Our fourth and final stop was Playa Coronado. Coronado is 1-2 hours (depending on traffic) south of Panama City, and where we heard lots of expats end up. The area is the closest swimmable beach to Panama City and, therefore, full of gated golf and beach house communities. We also found it gorgeous and barely left our AirBnB to do any exploring. Why would we? We had a walkable golf course, three swimming pools, private black sand beach, and mango trees at our disposal!
When we did leave it was to explore the mountains 45 minutes away. We found some great walking trails and waterfalls, which definitely could keep someone entertained if living in Coronado. But, again, we just knew it wouldn’t be the right fit for us. It was practically deserted, crawling with police, and too expensive. What a shame.
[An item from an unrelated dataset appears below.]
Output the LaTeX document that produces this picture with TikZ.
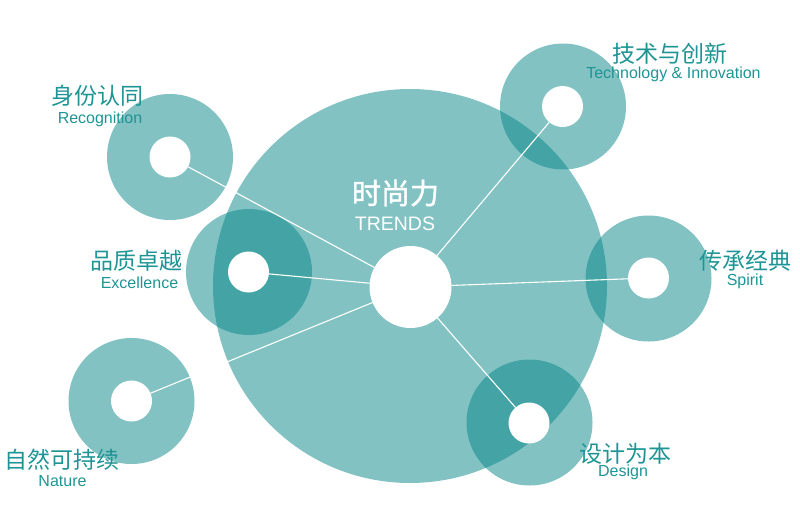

I’m so glad we took a few weeks to really explore this country, but I could never live here. The landscape is more varied and beautiful than I expected, there’s lots of nature to explore and interesting things to do, the local food is absolutely divine, and there’s a strong local identity, but it just felt too empty and bleak for us.
For a vacation? Absolutely. In fact, there’s a lot we left unexplored that we’d like to go back and see. But as a spot to live for an extended period of time? Not for us.